How spectacular is this?! This is what I witnessed on Sunday evening, along with several other beautiful scenes. See, I had some time to myself traveling back from a photoshoot. On the way there, my mind was racing, making mental do lists and reminders and flipping through the stations. It wasn't until the way home that I let my mind rest and take notice of my surroundings. The natural beauty that God has created that I don't take notice of often enough. The way the sun illuminated the cornfields, the sky filled with beautiful white clouds, the red barn sitting in the middle of the lush green grash, and SO many other things.
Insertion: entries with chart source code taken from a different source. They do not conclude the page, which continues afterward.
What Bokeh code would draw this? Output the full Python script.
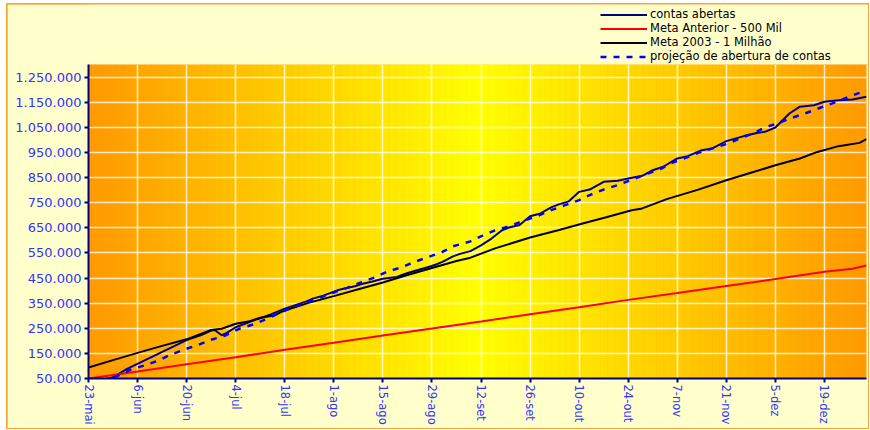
import math
from datetime import datetime, timedelta

from bokeh.plotting import figure
from bokeh.layouts import column
from bokeh.models import (Range1d, FixedTicker, CustomJSTickFormatter, Legend,
                          LegendItem)
from bokeh.embed import file_html
from bokeh.resources import INLINE

# ---------------- data (values in thousands, x in days since 23-mai-2003) ----------------
start_date = "2003-05-23"
end_date = "2003-12-31"

contas_days = [0, 4, 7, 11, 28, 32, 35, 36, 38, 39, 42, 45, 46, 49, 52, 56, 59, 62, 64, 67,
               71, 73, 76, 78, 81, 84, 88, 90, 92, 95, 97, 99, 101, 104, 106, 109, 112, 115,
               118, 120, 123, 126, 129, 132, 134, 137, 140, 143, 147, 151, 154, 158, 161, 164,
               168, 171, 175, 178, 182, 187, 191, 193, 196, 200, 203, 207, 210, 214, 218, 222]
contas_vals = [40, 44, 55, 88, 203, 222, 241, 243, 222, 228, 254, 270, 276, 290, 305, 328, 342,
               356, 368, 380, 401, 408, 417, 426, 436, 447, 454, 465, 474, 486, 494, 503, 514,
               536, 546, 557, 580, 607, 640, 651, 661, 696, 707, 731, 742, 755, 793, 802, 833,
               837, 846, 857, 879, 893, 926, 935, 959, 966, 995, 1015, 1028, 1032, 1049, 1105,
               1132, 1138, 1152, 1158, 1161, 1172]

anterior_days = [0, 14, 28, 42, 56, 70, 84, 98, 112, 126, 140, 154, 168, 182, 196, 210, 218, 222]
anterior_vals = [50, 78, 107, 135, 164, 192, 221, 249, 277, 306, 334, 363, 390, 418, 446, 475,
                 487, 500]

meta_days = [0, 7, 14, 21, 28, 35, 38, 42, 46, 49, 53, 56, 63, 70, 77, 84, 91, 98, 105, 109,
             116, 126, 134, 141, 148, 155, 158, 165, 174, 182, 189, 196, 203, 208, 214, 220, 222]
meta_vals = [94, 123, 152, 180, 206, 243, 248, 268, 278, 292, 301, 321, 352, 378, 405, 432, 462,
             490, 518, 531, 568, 611, 640, 667, 693, 720, 727, 764, 802, 839, 869, 899, 926, 952,
             975, 988, 1003]

proj_days = [0, 4, 8, 12, 16, 20, 23, 27, 31, 35, 39, 43, 47, 51, 54, 58, 62, 66, 70, 74, 78,
             82, 85, 89, 93, 97, 101, 104, 109, 112, 116, 120, 124, 128, 132, 136, 140, 143,
             147, 151, 155, 159, 163, 166, 170, 174, 178, 182, 186, 190, 193, 197, 201, 205,
             209, 213, 217, 221, 222]
proj_vals = [38, 44, 58, 85, 102, 122, 142, 164, 182, 204, 221, 248, 265, 288, 308, 332, 352,
             372, 392, 412, 434, 454, 474, 491, 514, 534, 554, 576, 596, 616, 640, 656, 677, 696,
             720, 740, 760, 780, 802, 820, 841, 863, 882, 906, 926, 948, 966, 983, 1006, 1028,
             1049, 1068, 1089, 1108, 1129, 1149, 1172, 1192, 1195]

series_labels = ["contas abertas", "Meta Anterior - 500 Mil", "Meta 2003 - 1 Milhão",
                 "projeção de abertura de contas"]

x_tick_days = [0, 14, 28, 42, 56, 70, 84, 98, 112, 126, 140, 154, 168, 182, 196, 210]
month_abbr = ["jan", "fev", "mar", "abr", "mai", "jun", "jul", "ago", "set", "out", "nov", "dez"]

y_ticks = [50000, 150000, 250000, 350000, 450000, 550000, 650000, 750000, 850000, 950000,
           1050000, 1150000, 1250000]
y_tick_labels = ["50.000", "150.000", "250.000", "350.000", "450.000", "550.000", "650.000",
                 "750.000", "850.000", "950.000", "1.050.000", "1.150.000", "1.250.000"]

# ---------------- helpers ----------------
d0 = datetime.strptime(start_date, "%Y-%m-%d")
d1 = datetime.strptime(end_date, "%Y-%m-%d")


def to_dates(days):
    return [d0 + timedelta(days=d) for d in days]


def to_units(vals):
    return [v * 1000 for v in vals]


def ms(dt):
    return (dt - datetime(1970, 1, 1)).total_seconds() * 1000.0


FONT = "DejaVu Sans"
LABEL_BLUE = "#3333FF"
NAVY = "#000080"
CREAM = "#FFFFCC"

styles = [dict(line_color=NAVY, line_width=2),
          dict(line_color="#FF0000", line_width=2),
          dict(line_color="black", line_width=2),
          dict(line_color="#0000FF", line_width=2.5, line_dash="6 7")]

# ---------------- main chart ----------------
p = figure(width=861, height=364, x_axis_type="datetime", output_backend="svg",
           toolbar_location=None,
           x_range=Range1d(d0, d1), y_range=Range1d(50000, 1300000),
           min_border_left=81, min_border_right=2, min_border_top=0, min_border_bottom=50,
           background_fill_color="#FF9900", border_fill_color=CREAM)

# gradient background: orange at edges, yellow at center
n = 111
span = (d1 - d0) / n
lefts, rights, cols = [], [], []
edge = (255, 153, 0)
mid = (255, 255, 0)
for i in range(n):
    t = (i + 0.5) / n
    f = abs(2 * t - 1)
    c = tuple(int(round(mid[k] + (edge[k] - mid[k]) * f)) for k in range(3))
    lefts.append(d0 + span * i)
    rights.append(d0 + span * (i + 1))
    cols.append("#%02x%02x%02x" % c)
p.quad(left=lefts, right=rights, bottom=50000, top=1300000, fill_color=cols,
       line_color=cols, line_width=0.5, level="image")

# series
p.line(to_dates(contas_days), to_units(contas_vals), **styles[0])
p.line(to_dates(anterior_days), to_units(anterior_vals), **styles[1])
p.line(to_dates(meta_days), to_units(meta_vals), **styles[2])
p.line(to_dates(proj_days), to_units(proj_vals), **styles[3])

# axes
x_ticks = [ms(d) for d in to_dates(x_tick_days)]
p.xaxis.ticker = FixedTicker(ticks=x_ticks)
p.xaxis.formatter = CustomJSTickFormatter(
    args=dict(meses=month_abbr),
    code="const d = new Date(tick); return d.getUTCDate() + '-' + meses[d.getUTCMonth()];")
p.xaxis.major_label_orientation = "vertical"
p.yaxis.ticker = FixedTicker(ticks=y_ticks)
p.yaxis.major_label_overrides = {t: l for t, l in zip(y_ticks, y_tick_labels)}

for ax in (p.xaxis[0], p.yaxis[0]):
    ax.axis_line_color = NAVY
    ax.axis_line_width = 2
    ax.major_tick_line_color = NAVY
    ax.major_tick_line_width = 2
    ax.major_tick_out = 4
    ax.major_tick_in = 0
    ax.minor_tick_line_color = None
    ax.major_label_text_color = LABEL_BLUE
    ax.major_label_text_font = FONT
    ax.major_label_standoff = 3
p.yaxis.major_label_text_font_size = "13px"
p.xaxis.major_label_text_font_size = "11.5px"
p.xaxis.major_label_standoff = 2

# grid
p.xgrid.ticker = FixedTicker(ticks=x_ticks)
p.ygrid.ticker = FixedTicker(ticks=y_ticks)
for g in (p.xgrid[0], p.ygrid[0]):
    g.grid_line_color = "white"
    g.grid_line_alpha = 0.8
    g.grid_line_width = 1.5
p.outline_line_color = "white"
p.outline_line_alpha = 0.6

# ---------------- legend strip above the chart ----------------
# (its frame is aligned with the main chart's frame by the column layout)
pl = figure(width=861, height=60, output_backend="svg", toolbar_location=None,
            x_range=Range1d(0, 1), y_range=Range1d(0, 1),
            min_border_left=81, min_border_right=2, min_border_top=0, min_border_bottom=0,
            background_fill_color=CREAM, border_fill_color=CREAM)
pl.axis.visible = False
pl.grid.visible = False
pl.outline_line_color = None
nan = float("nan")
proxies = [pl.line([nan, nan], [nan, nan], **s) for s in styles]

legend = Legend(items=[LegendItem(label=lab, renderers=[r]) for lab, r in zip(series_labels, proxies)],
                location=(512, 1), background_fill_color=CREAM, background_fill_alpha=1,
                border_line_color=None, padding=0, spacing=0, margin=0,
                glyph_width=47, glyph_height=13, label_height=13, label_standoff=3,
                label_text_font=FONT, label_text_font_size="11.5px", label_text_color="black")
pl.add_layout(legend)

layout = column(pl, p, spacing=0)
layout.margin = (4, 2, 2, 7)
layout.styles = {"outline": "2px solid #F7A63A", "outline-offset": "-1px",
                 "background-color": CREAM}

open("out.html", "w").write(file_html(layout, INLINE))
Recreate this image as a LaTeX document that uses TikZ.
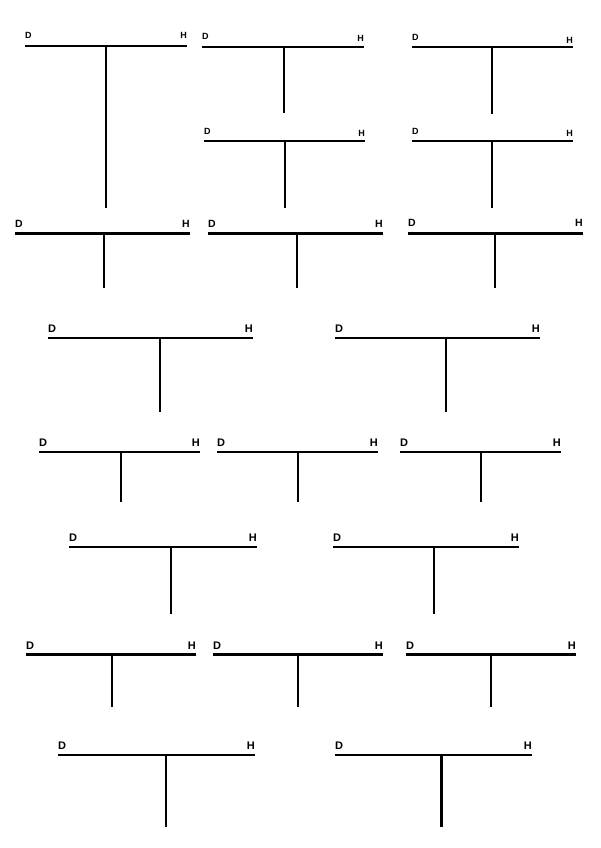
\documentclass[tikz,border=0pt]{standalone}
\usepackage{fontspec}
\setmainfont{Liberation Sans}
\tikzset{
  hline/.style={line width=2pt},
  vline/.style={line width=2pt},
  lbl/.style={font=\bfseries\fontsize{11}{13}\selectfont, inner sep=0pt},
  small/.style={lbl/.style={font=\bfseries\fontsize{9}{10}\selectfont, inner sep=0pt}},
  medium/.style={lbl/.style={font=\bfseries\fontsize{10.5}{12}\selectfont, inner sep=0pt}},
  large/.style={},
  thickh/.style={hline/.style={line width=3pt}},
  thickv/.style={vline/.style={line width=3pt}},
}
\newcommand\tacct[9]{%
  \begin{scope}[#9]
    \coordinate (#1l) at (#2,#4);
    \coordinate (#1r) at (#3,#4);
    \coordinate (#1t) at (#5,#4);
    \coordinate (#1b) at (#5,#6);
    \draw[hline] (#1l) -- (#1r);
    \draw[vline] (#1t) -- (#1b);
    \node[lbl, anchor=base west] (#1D) at (#2,#7) {D};
    \node[lbl, anchor=base east] (#1H) at (#3,#8) {H};
  \end{scope}}
\begin{document}
\begin{tikzpicture}[x=1pt,y=-1pt]
  \useasboundingbox (0,0) rectangle (600,848);
  \fill[white] (0,0) rectangle (600,848);
  % row 1
  \tacct{ta}{25}{187}{46}{106}{208}{39}{39}{small}
  \tacct{tb}{202}{364}{47}{284}{113}{40}{41.5}{small}
  \tacct{tc}{412}{573}{47}{492}{114}{41}{43.5}{small}
  \tacct{td}{204}{365}{141}{285}{208}{134.5}{136.5}{small}
  \tacct{te}{412}{573}{141}{492}{208}{134.5}{136}{small}
  % row 2
  \tacct{tf}{15}{190}{233.5}{104}{288}{227}{227}{medium,thickh}
  \tacct{tg}{208}{383}{233.5}{297}{288}{227}{227}{medium,thickh}
  \tacct{th}{408}{583}{233.5}{495}{288}{226.5}{226.5}{medium,thickh}
  % row 3
  \tacct{ti}{48}{253}{338}{160}{412}{332}{332}{large}
  \tacct{tj}{335}{540}{338}{446}{412}{332}{332}{large}
  % row 4
  \tacct{tk}{39}{200}{452}{121}{502}{446}{446}{large}
  \tacct{tl}{217}{378}{452}{298}{502}{446}{446}{large}
  \tacct{tm}{400}{561}{452}{481}{502}{446}{446}{large}
  % row 5
  \tacct{tn}{69}{257}{547}{171}{614}{541}{541}{large}
  \tacct{to}{333}{519}{547}{434}{614}{541}{541}{large}
  % row 6
  \tacct{tp}{26}{196}{654.5}{112}{707}{649}{649}{large,thickh}
  \tacct{tq}{213}{383}{654.5}{298}{707}{649}{649}{large,thickh}
  \tacct{tr}{406}{576}{654.5}{491}{707}{649}{649}{large,thickh}
  % row 7
  \tacct{ts}{58}{255}{755}{166}{827}{749}{749}{large}
  \tacct{tt}{335}{532}{755}{441.5}{827}{749}{749}{large,thickv}
\end{tikzpicture}
\end{document}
Had I not needed to pick up Mack from a bday party, I would have made several stops and attempted to capture some of God's beauty. I was fortunate enough to capture this sunset. I have looked at it several times as a reminder to myself to laydown my heavy burden I have put on myself. It is not God who puts it there but me. I fulfill a million roles a day... photographer, care giver, mother, wife, friend, teacher, etc... but rarely do I fulfill the one role I need to, which is child of God. I'm to busy making it from day to day, hour to hour and sometimes minute to minute. In the past 3 days I have vowed to spend more time with Him. Even if short periods. I'm laying my burdens at his feet, waving my white flag and asking for help. It's hard for me not pick it all up b/c I like the control. But really, even when I think I'm in control, I'm not.
2 comments:
That is an incredible picture Jill!!!
Christa
Jill, what a beautiful picture and how true your words are. We should all take your words and follow them. I know what you mean about "being in control", I think that is a female thing, we think we can and need to do it all, even if it means ignoring our own needs. Thanks for sharing your picture and beautiful words.